To gather survey data, Isabel and her team were required to scuba and free dive in water that was 16°C/60°F—very cold, Isabel notes, even with the thickest 8mm wetsuits.

“I had the opportunity to step up as an Advanced Open Water/Rescue Diver, whether that meant checking everyone’s gear, making sure everyone was healthy and hydrated, maintaining good buoyancy underwater, or simply logging dives towards getting my Divemaster certification, the next one I’m working towards. Free diving, however, was more challenging. We had a training day where we went to a shipwreck and learned different techniques for holding our breath and diving. It got easier over time, and I eventually learned how to stay underwater for long enough to count the animals for the surveys.”

The data collected by Isabel and her team will be shared with a local scientific organization that works with the Mexican government. They will evaluate the data and combine it with other research to provide governmental agencies with a more complete picture of animal life and ocean health in the region. The government will use the scientific data to establish environmental policies that ensure coastal protection and healthy marine ecosystems, and the viability of the communities in Baja California that are dependent on them.
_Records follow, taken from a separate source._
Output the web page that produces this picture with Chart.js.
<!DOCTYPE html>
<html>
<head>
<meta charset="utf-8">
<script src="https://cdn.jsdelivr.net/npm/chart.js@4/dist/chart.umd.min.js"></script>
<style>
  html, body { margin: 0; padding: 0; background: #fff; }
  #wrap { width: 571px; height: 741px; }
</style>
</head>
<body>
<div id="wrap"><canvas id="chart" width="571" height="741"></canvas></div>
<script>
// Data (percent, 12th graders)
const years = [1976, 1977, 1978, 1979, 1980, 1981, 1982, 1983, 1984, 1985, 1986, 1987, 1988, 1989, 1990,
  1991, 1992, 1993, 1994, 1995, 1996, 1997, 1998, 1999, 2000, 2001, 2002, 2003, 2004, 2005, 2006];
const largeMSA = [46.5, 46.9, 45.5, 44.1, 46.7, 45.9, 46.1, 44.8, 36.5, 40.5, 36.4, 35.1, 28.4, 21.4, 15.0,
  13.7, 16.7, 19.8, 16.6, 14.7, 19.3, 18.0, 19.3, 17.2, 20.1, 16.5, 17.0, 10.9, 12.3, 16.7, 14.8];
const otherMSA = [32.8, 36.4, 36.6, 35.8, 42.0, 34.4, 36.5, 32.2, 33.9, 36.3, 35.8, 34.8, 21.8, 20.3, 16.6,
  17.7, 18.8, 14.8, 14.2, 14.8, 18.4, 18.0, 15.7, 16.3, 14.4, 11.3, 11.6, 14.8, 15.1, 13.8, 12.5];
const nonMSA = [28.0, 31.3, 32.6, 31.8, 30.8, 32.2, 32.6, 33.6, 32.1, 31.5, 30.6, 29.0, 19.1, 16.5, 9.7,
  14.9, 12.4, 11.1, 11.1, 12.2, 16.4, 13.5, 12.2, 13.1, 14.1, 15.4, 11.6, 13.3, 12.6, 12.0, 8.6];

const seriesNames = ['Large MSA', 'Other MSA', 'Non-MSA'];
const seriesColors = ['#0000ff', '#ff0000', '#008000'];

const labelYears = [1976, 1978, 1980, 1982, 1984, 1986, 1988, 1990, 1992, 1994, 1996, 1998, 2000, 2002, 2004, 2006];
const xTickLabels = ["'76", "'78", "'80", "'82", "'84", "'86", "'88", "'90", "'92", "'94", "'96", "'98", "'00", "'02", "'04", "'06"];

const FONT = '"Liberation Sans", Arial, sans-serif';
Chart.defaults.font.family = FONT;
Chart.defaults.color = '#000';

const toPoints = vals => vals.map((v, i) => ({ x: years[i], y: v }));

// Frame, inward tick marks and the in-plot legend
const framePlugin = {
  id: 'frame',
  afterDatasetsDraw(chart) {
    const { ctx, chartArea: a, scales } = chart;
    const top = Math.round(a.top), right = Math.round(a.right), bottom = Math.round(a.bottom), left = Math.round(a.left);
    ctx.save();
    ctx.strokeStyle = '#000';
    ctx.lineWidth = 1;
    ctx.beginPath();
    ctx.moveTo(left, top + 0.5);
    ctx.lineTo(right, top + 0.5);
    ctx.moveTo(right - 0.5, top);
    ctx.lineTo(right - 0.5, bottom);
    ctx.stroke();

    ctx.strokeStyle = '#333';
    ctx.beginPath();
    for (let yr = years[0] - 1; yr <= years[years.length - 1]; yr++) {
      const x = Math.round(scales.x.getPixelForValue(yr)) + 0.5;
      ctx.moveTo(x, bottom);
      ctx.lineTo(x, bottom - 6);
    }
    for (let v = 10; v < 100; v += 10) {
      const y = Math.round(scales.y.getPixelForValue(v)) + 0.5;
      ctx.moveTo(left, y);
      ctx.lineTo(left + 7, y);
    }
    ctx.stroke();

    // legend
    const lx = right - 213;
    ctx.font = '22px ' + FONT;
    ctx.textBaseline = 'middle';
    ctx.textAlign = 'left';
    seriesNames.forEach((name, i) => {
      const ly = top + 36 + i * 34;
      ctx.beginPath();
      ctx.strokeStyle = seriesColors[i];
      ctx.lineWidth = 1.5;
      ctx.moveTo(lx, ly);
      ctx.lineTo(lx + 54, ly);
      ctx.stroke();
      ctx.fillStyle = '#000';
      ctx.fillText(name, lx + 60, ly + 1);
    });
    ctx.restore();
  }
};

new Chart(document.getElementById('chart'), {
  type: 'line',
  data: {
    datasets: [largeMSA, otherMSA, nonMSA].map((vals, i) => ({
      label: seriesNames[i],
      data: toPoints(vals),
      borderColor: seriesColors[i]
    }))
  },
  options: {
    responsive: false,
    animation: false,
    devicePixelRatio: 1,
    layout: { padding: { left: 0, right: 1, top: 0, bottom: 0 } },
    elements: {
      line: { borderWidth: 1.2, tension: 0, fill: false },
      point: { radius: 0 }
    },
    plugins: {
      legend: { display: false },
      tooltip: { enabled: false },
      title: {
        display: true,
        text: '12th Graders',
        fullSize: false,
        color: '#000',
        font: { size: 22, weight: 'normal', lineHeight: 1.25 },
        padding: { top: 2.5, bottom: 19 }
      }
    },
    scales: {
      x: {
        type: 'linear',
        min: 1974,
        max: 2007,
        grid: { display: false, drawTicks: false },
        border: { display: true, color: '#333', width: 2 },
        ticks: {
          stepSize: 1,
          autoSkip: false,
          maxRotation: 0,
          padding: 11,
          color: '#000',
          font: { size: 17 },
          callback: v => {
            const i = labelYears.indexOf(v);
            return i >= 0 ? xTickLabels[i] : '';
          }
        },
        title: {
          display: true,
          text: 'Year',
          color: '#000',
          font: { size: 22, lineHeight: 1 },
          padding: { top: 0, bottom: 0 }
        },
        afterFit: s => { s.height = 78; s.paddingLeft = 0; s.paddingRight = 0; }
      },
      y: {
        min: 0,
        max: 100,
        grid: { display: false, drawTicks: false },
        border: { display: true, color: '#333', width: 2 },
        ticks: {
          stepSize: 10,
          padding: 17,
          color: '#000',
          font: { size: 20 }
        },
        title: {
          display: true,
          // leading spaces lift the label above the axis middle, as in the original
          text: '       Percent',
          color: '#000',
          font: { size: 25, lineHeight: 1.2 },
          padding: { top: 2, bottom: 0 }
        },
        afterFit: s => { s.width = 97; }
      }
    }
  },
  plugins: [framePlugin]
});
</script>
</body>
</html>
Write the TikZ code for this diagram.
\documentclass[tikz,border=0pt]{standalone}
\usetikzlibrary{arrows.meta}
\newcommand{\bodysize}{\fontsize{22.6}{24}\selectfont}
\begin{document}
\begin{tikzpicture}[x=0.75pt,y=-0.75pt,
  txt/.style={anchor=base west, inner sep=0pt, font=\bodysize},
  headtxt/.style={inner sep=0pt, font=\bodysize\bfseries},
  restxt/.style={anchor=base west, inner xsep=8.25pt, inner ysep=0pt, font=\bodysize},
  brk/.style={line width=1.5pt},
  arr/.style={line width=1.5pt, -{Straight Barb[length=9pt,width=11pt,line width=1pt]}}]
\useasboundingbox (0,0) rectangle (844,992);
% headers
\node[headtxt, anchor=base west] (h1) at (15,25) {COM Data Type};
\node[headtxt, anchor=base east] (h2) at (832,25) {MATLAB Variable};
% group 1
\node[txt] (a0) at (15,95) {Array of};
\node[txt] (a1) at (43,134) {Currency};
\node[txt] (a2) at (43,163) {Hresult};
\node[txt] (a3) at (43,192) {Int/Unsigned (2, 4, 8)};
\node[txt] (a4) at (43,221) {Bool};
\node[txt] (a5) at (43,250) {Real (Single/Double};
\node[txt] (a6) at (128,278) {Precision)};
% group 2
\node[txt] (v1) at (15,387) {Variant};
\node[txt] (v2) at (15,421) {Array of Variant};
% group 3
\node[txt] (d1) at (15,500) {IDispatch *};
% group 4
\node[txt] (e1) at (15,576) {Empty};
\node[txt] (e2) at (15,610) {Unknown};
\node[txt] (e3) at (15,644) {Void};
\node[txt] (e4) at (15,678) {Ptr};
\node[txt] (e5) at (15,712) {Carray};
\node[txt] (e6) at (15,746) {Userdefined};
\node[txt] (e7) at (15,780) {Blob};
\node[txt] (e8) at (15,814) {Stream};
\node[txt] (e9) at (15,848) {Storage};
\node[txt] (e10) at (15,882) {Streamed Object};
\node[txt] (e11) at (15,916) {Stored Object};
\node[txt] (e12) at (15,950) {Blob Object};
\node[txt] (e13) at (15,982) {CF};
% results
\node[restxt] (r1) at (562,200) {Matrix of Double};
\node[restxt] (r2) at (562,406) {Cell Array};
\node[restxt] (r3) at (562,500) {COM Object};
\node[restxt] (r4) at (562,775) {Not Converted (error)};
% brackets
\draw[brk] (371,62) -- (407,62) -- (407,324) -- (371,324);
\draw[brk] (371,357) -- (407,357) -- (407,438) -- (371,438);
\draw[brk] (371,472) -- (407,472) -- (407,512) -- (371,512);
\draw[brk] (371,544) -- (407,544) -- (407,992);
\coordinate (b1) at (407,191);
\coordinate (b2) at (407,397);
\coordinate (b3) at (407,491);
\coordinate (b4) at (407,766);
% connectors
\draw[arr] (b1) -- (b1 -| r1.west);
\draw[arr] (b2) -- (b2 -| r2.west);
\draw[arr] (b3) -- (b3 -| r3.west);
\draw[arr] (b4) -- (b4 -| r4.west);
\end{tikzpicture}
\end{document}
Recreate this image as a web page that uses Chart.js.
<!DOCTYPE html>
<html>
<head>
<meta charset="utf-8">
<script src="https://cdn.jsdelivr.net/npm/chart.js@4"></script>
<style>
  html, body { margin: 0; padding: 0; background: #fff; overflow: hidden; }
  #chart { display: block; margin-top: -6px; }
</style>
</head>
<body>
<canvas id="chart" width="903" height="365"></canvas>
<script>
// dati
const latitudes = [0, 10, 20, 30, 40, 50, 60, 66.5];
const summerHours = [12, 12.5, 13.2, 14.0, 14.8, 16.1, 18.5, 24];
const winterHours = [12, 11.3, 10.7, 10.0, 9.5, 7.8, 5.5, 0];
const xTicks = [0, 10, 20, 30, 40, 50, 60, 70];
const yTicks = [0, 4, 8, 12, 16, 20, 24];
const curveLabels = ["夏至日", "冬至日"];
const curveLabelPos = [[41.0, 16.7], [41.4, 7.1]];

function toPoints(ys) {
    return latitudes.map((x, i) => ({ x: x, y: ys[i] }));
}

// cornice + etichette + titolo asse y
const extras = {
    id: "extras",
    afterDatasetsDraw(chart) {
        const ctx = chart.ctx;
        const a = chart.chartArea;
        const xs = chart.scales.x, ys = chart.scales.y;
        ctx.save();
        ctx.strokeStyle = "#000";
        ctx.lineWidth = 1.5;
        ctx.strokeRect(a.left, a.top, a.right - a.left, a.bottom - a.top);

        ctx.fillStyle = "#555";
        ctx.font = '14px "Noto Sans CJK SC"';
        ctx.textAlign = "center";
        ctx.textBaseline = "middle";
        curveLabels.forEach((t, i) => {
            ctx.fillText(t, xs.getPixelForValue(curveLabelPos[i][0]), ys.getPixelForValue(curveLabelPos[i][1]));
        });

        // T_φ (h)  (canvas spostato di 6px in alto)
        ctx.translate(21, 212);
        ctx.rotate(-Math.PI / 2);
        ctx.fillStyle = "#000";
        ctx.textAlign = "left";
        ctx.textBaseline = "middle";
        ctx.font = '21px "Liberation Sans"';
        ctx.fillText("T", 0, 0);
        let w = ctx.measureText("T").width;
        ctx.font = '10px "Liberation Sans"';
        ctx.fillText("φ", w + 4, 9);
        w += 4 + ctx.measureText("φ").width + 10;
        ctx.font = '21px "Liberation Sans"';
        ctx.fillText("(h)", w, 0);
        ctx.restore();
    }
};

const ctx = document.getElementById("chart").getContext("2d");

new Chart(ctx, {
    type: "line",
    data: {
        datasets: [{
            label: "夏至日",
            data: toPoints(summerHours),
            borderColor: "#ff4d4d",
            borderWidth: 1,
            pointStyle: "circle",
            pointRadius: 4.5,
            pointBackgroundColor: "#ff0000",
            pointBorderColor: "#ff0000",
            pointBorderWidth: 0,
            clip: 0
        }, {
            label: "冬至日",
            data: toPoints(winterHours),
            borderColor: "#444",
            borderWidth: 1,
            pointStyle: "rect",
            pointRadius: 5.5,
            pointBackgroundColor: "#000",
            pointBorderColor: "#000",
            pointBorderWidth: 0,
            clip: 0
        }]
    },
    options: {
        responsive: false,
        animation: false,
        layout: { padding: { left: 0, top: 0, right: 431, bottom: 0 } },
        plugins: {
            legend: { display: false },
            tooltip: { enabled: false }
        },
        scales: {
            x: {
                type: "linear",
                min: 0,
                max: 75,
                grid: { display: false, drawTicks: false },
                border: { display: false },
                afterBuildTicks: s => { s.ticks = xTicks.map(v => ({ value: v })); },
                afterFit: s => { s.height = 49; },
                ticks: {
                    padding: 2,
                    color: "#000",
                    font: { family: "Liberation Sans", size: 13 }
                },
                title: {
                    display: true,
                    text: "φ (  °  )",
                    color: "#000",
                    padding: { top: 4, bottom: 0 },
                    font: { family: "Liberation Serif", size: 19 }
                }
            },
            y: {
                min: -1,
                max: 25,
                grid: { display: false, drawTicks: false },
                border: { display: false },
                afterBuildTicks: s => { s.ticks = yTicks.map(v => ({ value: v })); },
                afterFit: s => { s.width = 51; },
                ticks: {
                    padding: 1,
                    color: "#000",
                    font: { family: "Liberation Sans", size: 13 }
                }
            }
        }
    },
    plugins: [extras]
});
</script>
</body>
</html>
In addition to hands-on field work, Isabel and her peers engaged in classroom learning about the negative impacts of improper waste and resource management, as well as the innovative methods people were using to clean up marine debris. They also studied identification guides each afternoon to help them more easily and effectively identify animal life during the daily marine surveys. Independently, Isabel studied the role each species plays in the overall ecosystem.

“It was interesting to learn about how each member of a community served their own purpose, and how all of them were important for maintaining a healthy ecological balance. Even the smallest, most inconspicuous creatures like urchins, nudibranchs, and starfish were crucial.”

The impact of her time in Mexico has translated into meaningful changes for Isabel.

“It was important for me to gain an understanding of how science affects our daily lives,” Isabel says. “During the classroom lesson, we also talked about the individual impact that each person can make by living more sustainably and being intentional about their choices. Since the trip, I’ve started taking shorter showers, taking public transportation, eating less meat, and being more conscious about the trash I generate. I’m going to continue finding ways to make the world habitable for ourselves and for future generations.”

Established in memory of Robert Keyes Poole '50, Taft master from 1956 to 1962, Poole Fellowships are awarded each year to enable Taft students to engage in travel or in projects consistent with Mr. Poole's lifetime interest in wildlife and the environment.